It
is common knowledge that, if anything, the revivalist,
fundamentalist sentiment among Muslims has become stronger in the
last decade or so when hundreds of millions of petrodollars have
poured in from Soudi Arabia, Libya and other oil-rich countries, and
that the terrorist menace we now face in Kashmir is one offshoot of
this revivalist-fundamentalist upsurge. For, it cannot be disputed
that the Jamaat-i-Islami played a key role in whipping up initially
an anti-India hysteria in the valley and that hundreds of madrasahs
under its control, generously financed by its patrons abroad, have
provided the recruiting ground for Pakistan-backed terrorists and
secessionists.
I understand from Muslim reformists,
a rare species, that the position of poor Muslim women has
deteriorated as a result of the Muslim women (Protection of Rights
on Divorce) Act, which Rajiv Gandhi pushed through Parliament in
1986 under pressure from the ulema, because it has taken away from
them what little protection Section 125 of the Criminal Procedure
Code had given them earlier.This may or may not be the case.

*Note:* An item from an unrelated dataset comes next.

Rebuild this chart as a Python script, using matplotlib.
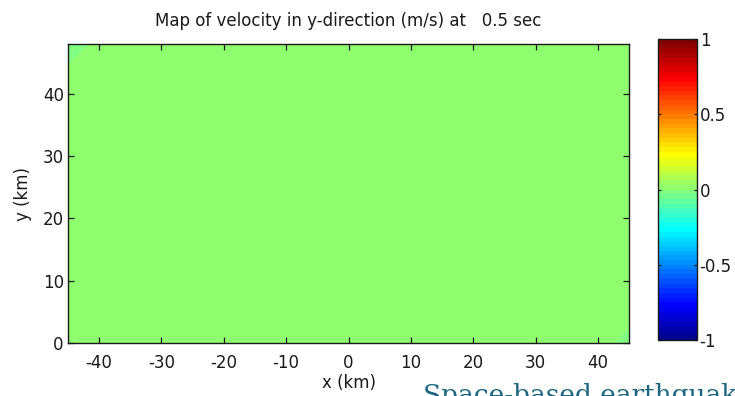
import matplotlib
matplotlib.use("Agg")
import matplotlib.pyplot as plt
import numpy as np
from matplotlib.colors import ListedColormap, Normalize
from matplotlib.cm import ScalarMappable

# ── Data (velocity field, m/s) ───────────────────────────────────────────────
x_km = [-45, -36, -27, -18, -9, 0, 9, 18, 27, 36, 45]
y_km = [0, 8, 16, 24, 32, 40, 48]
# rows go bottom (y=0) -> top (y=48)
vy = [
    [0.010, 0.010, 0.010, 0.010, 0.010, 0.010, 0.010, 0.010, 0.010, 0.029, -0.010],
    [0.010, 0.010, 0.010, 0.010, 0.010, 0.010, 0.010, 0.010, 0.010, 0.010, 0.021],
    [0.010, 0.010, 0.010, 0.010, 0.010, 0.010, 0.010, 0.010, 0.010, 0.010, 0.010],
    [0.010, 0.010, 0.010, 0.010, 0.010, 0.010, 0.010, 0.010, 0.010, 0.010, 0.010],
    [0.010, 0.010, 0.010, 0.010, 0.010, 0.010, 0.010, 0.010, 0.010, 0.010, 0.010],
    [0.0135, 0.010, 0.010, 0.010, 0.010, 0.010, 0.010, 0.010, 0.010, 0.010, 0.010],
    [-0.010, 0.0157, 0.010, 0.010, 0.010, 0.010, 0.010, 0.010, 0.010, 0.010, 0.010],
]
c_ticks = [-1, -0.5, 0, 0.5, 1]
c_labels = ["-1", "-0.5", "0", "0.5", "1"]
x_ticks = [-40, -30, -20, -10, 0, 10, 20, 30, 40]
y_ticks = [0, 10, 20, 30, 40]

TITLE = "Map of velocity in y-direction (m/s) at   0.5 sec"
FOOTER = "Space-based earthquake"

# ── MATLAB-style jet(64) ─────────────────────────────────────────────────────
def matlab_jet(m=64):
    n = int(np.ceil(m / 4))
    u = np.concatenate([np.arange(1, n + 1) / n, np.ones(n - 1), np.arange(n, 0, -1) / n])
    g = int(np.ceil(n / 2)) - int(m % 4 == 1) + np.arange(1, len(u) + 1)
    r = g + n
    b = g - n
    r = r[r <= m]; g = g[g <= m]; b = b[b >= 1]
    J = np.zeros((m, 3))
    J[r - 1, 0] = u[:len(r)]
    J[g - 1, 1] = u[:len(g)]
    J[b - 1, 2] = u[len(u) - len(b):]
    return ListedColormap(J)

cmap = matlab_jet(64)
norm = Normalize(-1, 1)

plt.rcParams["font.family"] = ["DejaVu Sans"]
plt.rcParams["axes.unicode_minus"] = False
TEXT = "#1a1a1a"
FS = 12

fig = plt.figure(figsize=(7.35, 3.96), dpi=100, facecolor="white")
ax = fig.add_axes([0.0925, 0.1338, 0.7633, 0.7551])
cax = fig.add_axes([0.8952, 0.1414, 0.0530, 0.7601])

ax.contourf(x_km, y_km, np.array(vy), levels=np.linspace(-1, 1, 65),
            cmap=cmap, norm=norm)
ax.set_xlim(-45, 45)
ax.set_ylim(0, 48)
ax.set_xticks(x_ticks)
ax.set_yticks(y_ticks)
ax.tick_params(direction="in", top=True, right=True, length=4.5, width=0.9,
               labelsize=FS, colors=TEXT)
ax.tick_params(axis="x", pad=8)
ax.tick_params(axis="y", pad=3)
for sp in ax.spines.values():
    sp.set_color(TEXT); sp.set_linewidth(1.0)
ax.set_xlabel("x (km)", fontsize=FS, color=TEXT, labelpad=1)
ax.set_ylabel("y (km)", fontsize=FS, color=TEXT, labelpad=8)
ax.set_title(TITLE, fontsize=FS, color=TEXT, pad=13)

cb = fig.colorbar(ScalarMappable(norm=norm, cmap=cmap), cax=cax)
cb.set_ticks(c_ticks)
cb.set_ticklabels(c_labels)
cax.tick_params(direction="in", left=True, right=True, length=2.5, width=0.9,
                labelsize=FS, colors=TEXT, pad=2)
cb.outline.set_edgecolor(TEXT)
cb.outline.set_linewidth(1.0)

fig.text(423 / 735, -0.017, FOOTER, fontsize=19, color="#1d6680",
         family=["DejaVu Serif"], ha="left", va="baseline")

fig.savefig("out.png", dpi=100, facecolor="white")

The
condition of poor Muslim women has been too bad to deteriorate much
further. But it is indisputable that Hizb-i-Islamia, an underground
outfit in Jammu and Kashmir, has forced even educated Muslim women
to return to the burqa. No secularist Hindu is likely to lose his
sleep on such an insignificant development! But they cannot deny
that this constitutes a violation of the spirit of rights conferred
by the Constitution as much on Muslim women as on anyone else.